Gaëlle Josse : Pourquoi continuer à écrire dans le temps qui s’annonce ?

Copyright Louise Oligny

 

Pourquoi ce temps, immobilisé, presque, contraint ; inquiétant, du moins, érodant sévèrement nos allers et venues naguère plus légères, me dissuaderait-il d’écrire, encore ? Alors que nous découvrons, ou redécouvrons, que les plus grandes libertés sont intérieures, et que créer permet d’ouvrir les grilles, de gravir les montagnes et de traverser les océans, ceux de notre désir, de notre imaginaire ?

Plus que jamais, il me semble que tant que je le pourrai, tant que j’en aurai l’énergie, tant que l’inspiration viendra me tirer par la manche, tant que mes émotions, mes réflexions l’exigeront, j’écrirai.

Plus que jamais la littérature, la poésie vont raconter la vie, le monde, nos vies, nos mondes, les vies que nous avons vécues, celles que nous ne vivrons jamais, celles que nous avons rêvées, celles qui sont plus tellement grandes que la nôtre, celles qui se mêlent à elle et écrivent les légendes. Car il nous faut des légendes, de celles qui nourrissent nos songes, sinon nous mourrons d’ennui, n’est-ce pas ?

Plus que jamais, je veux dire, peindre, graver, sculpter avec mes mots ce qu’on y trouve, dans nos vies.

C’est un fastueux et terrible inventaire. Des rencontres, des regrets, des étreintes, des enfants, des joies, des lassitudes, des voyages, des colères, des talents gâchés, des jardins, de vraies peines, de la solitude, quelques livres et les impromptus de Schubert, peut-être. Pas grand-chose au fond, du sable entre les mains, et pourtant c’est immense.

Dire les pensées, les rêves qui passent, s’attardent et glissent. Les souvenirs qui insistent, Les gestes qui parlent pour nous, les choix qui nous révèlent ou nous trahissent, selon les jours et les heures.

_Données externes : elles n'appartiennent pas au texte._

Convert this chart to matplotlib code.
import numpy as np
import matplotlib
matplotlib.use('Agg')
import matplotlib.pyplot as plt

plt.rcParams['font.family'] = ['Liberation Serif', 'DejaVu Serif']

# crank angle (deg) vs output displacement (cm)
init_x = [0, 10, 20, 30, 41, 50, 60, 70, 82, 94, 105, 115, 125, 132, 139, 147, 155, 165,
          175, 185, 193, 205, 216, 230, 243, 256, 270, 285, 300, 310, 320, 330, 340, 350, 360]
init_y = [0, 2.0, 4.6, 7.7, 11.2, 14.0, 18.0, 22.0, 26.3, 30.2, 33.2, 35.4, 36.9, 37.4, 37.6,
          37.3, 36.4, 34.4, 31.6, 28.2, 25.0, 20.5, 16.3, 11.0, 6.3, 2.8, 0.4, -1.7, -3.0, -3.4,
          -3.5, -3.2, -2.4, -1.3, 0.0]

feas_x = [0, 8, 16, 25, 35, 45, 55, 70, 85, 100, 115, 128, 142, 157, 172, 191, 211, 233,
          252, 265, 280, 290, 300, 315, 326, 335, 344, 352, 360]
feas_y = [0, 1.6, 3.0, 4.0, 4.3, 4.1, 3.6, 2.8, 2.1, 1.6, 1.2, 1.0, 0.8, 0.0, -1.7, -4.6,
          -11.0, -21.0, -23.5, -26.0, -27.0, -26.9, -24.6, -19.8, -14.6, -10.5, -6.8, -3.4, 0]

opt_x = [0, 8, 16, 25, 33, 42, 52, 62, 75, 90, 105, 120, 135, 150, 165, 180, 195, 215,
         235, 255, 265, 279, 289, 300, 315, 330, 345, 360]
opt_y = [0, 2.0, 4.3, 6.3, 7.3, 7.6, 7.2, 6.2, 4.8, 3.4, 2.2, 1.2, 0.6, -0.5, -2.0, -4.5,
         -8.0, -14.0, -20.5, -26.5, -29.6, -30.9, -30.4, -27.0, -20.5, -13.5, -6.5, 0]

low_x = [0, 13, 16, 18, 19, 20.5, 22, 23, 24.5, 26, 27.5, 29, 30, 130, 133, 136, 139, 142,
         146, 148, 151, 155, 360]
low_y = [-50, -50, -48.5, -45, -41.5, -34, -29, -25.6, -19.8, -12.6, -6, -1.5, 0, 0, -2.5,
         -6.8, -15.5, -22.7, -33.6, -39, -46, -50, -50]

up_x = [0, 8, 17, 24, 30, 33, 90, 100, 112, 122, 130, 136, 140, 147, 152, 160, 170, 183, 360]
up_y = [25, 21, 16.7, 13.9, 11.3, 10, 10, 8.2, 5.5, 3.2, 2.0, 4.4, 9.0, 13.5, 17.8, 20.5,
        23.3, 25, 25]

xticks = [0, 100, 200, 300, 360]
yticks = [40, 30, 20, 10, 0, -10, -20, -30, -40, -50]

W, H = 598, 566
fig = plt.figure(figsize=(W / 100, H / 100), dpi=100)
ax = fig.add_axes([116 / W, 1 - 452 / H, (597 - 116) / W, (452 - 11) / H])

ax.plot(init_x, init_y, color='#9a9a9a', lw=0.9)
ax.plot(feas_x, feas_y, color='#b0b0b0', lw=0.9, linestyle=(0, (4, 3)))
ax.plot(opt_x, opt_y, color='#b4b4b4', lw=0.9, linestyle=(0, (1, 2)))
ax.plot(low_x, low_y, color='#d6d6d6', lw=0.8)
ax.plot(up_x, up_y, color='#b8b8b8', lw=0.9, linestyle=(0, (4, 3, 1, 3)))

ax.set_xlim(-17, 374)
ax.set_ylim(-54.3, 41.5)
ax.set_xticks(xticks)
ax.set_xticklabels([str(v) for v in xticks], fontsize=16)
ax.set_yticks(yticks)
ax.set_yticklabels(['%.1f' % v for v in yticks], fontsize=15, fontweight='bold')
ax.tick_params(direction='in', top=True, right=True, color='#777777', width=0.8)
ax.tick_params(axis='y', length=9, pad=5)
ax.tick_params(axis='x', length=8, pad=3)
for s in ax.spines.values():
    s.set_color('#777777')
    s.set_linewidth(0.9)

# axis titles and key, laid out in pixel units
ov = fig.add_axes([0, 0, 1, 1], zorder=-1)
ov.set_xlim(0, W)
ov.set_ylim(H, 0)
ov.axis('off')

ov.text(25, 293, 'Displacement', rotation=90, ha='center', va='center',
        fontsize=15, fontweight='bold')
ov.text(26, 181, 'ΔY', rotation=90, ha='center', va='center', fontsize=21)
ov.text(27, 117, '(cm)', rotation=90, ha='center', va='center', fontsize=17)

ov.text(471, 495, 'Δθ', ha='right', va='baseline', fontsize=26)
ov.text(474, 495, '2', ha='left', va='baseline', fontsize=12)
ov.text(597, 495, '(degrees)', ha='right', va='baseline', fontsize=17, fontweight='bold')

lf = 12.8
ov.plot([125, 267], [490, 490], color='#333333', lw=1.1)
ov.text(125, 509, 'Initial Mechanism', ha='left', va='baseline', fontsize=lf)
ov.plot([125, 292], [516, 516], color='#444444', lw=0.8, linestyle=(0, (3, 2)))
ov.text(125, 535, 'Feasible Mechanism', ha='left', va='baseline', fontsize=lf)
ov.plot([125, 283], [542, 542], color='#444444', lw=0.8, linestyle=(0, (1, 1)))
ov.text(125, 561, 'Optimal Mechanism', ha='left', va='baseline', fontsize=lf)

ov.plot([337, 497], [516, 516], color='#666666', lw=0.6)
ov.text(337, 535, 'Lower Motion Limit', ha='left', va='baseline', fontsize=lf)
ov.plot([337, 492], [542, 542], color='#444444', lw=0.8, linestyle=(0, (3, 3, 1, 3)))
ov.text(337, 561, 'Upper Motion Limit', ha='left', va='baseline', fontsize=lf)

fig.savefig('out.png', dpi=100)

Vita fugit sicut umbra, la vie fuit comme l’ombre, murmure l’inscription sur le cadran solaire. Je ne sais si j’aurai le temps, la force, le désir, d’écrire tout ce qui me traverse, me hante, m’émerveille, me terrifie. D’écrire la beauté, la grâce d’être au monde, d’écrire les larmes et les douleurs, les pertes et les chagrins.

J’essaierai.

J’essaierai de dire les moments infimes où tout se joue, de dire la course des jours dont chaque matin il nous faut prendre le départ, de dire les ruisseaux souterrains qui nous conduisent, les boîtes scellées de la mémoire qui soudain s’entrouvrent, de dire le chaos que nous tentons de déchiffrer, les jungles obscures et flamboyantes que nous voudrions pénétrer, les peines qui nous laissent inconsolables à l’angle d’une rue grise, les amours défaites et les abandons qui claquent comme une enfance perdue.

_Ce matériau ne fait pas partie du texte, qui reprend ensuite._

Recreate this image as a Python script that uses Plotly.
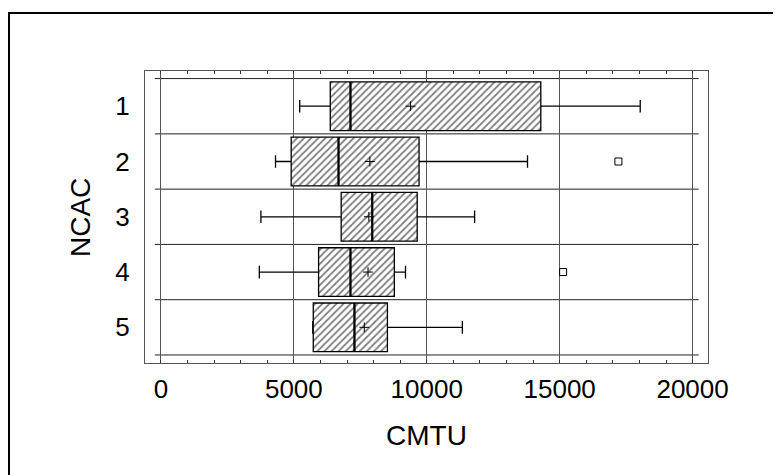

Je voudrais dire la beauté des musiques qui nous font trembler, la douceur du regard qui nous sauve, la lumière sur la baie de Sorrente et le parfum des pins dans ce jardin où nous avons désiré, je voudrais dire combien j’ai aimé regarder descendre le soleil sur les dunes roses du Sahara, combien j’ai aimé regarder mes enfants dans leurs jeux et combien j’ai aimé veiller leur sommeil, combien j’ai frémi de leurs peaux velours et de leur douceur au coin des paupières. Je voudrais dire cette aria de Jean-Sébastien Bach, cette musique dans laquelle je voudrais quitter ce monde, lorsque le temps sera venu.

Je veux dire les vies éventrées, les enfances volées, les innocences massacrées, les silences qui crient trop fort, les loups qui guettent nos failles, les violences qui ne cicatrisent pas.

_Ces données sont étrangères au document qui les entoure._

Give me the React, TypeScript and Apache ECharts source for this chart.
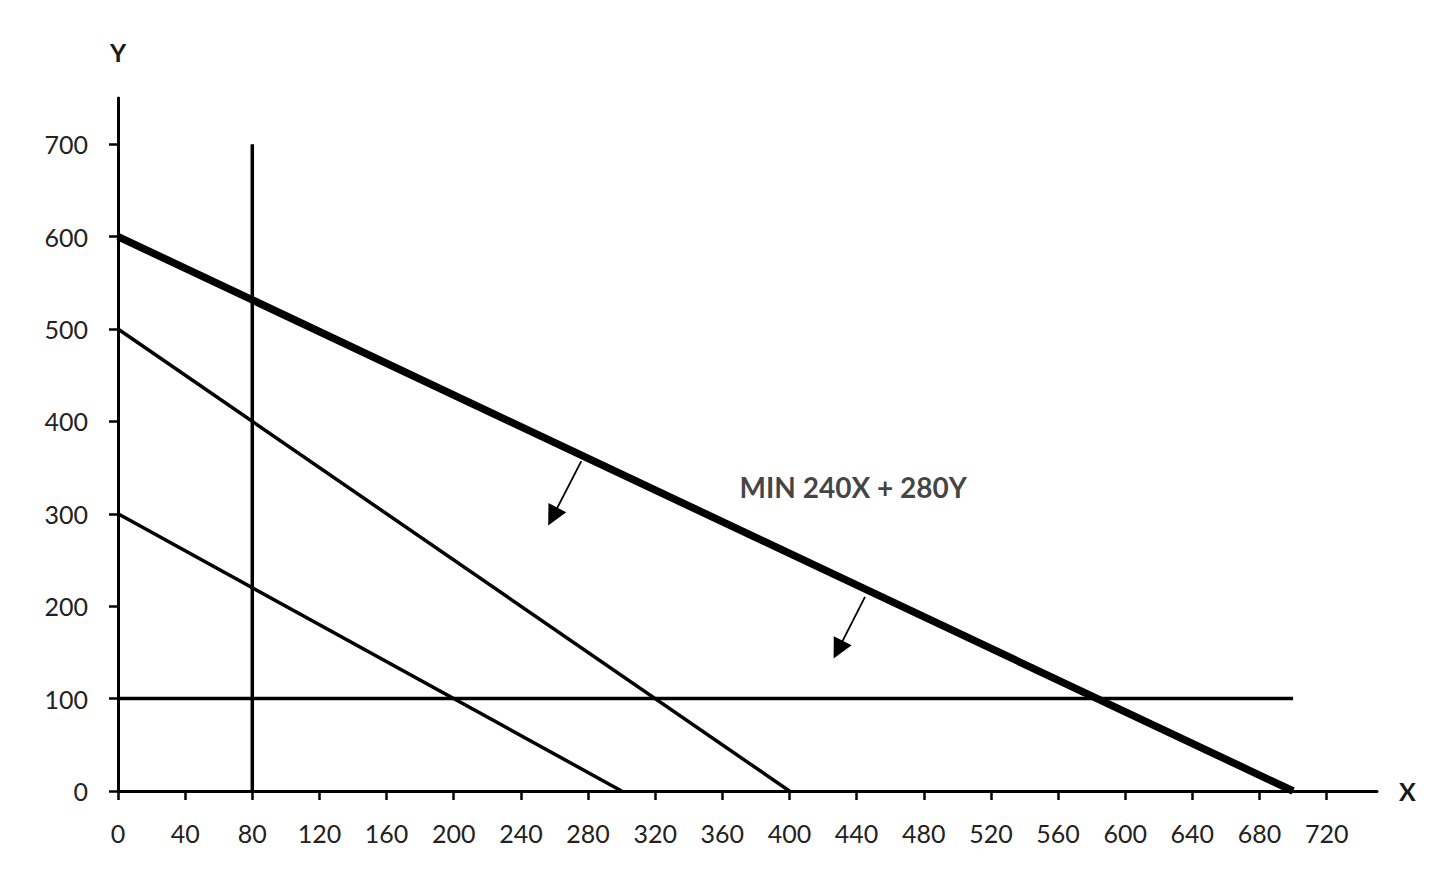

Je veux dire les peaux frôlées et les rires et les bouquets du jardin aux pétales alourdis de pluie.

Je veux dire les moments où j’ai écouté une confidence et ceux où je n’ai pas su tendre la main, ceux qui m’ont trouvé glacée et solitaire.

Je voudrais dire le ravissement et l’effroi, l’ivresse des commencements et l’heure où nos rêves s’amincissent. Et dire ce qu’il reste des élans, des navigations secrètes, des sentiers à parcourir, des arbres à écouter bruire, des embrasements qui nous attendent.

Dire les chambres où l’on s’éveille sous un regard aimant, les façades d’ocre lavé des villes d’Italie, les visages, tous les visages, c’est là que parlent les émotions juste sous la peau, le vin partagé et les plages désertes comme à Ostende, les bords du Tage quand ils deviennent océan et les nuages où depuis l’enfance, je cherche une réponse.

Écrire, encore, pour agrandir la vie.

Et vous l’offrir, si vous en voulez bien.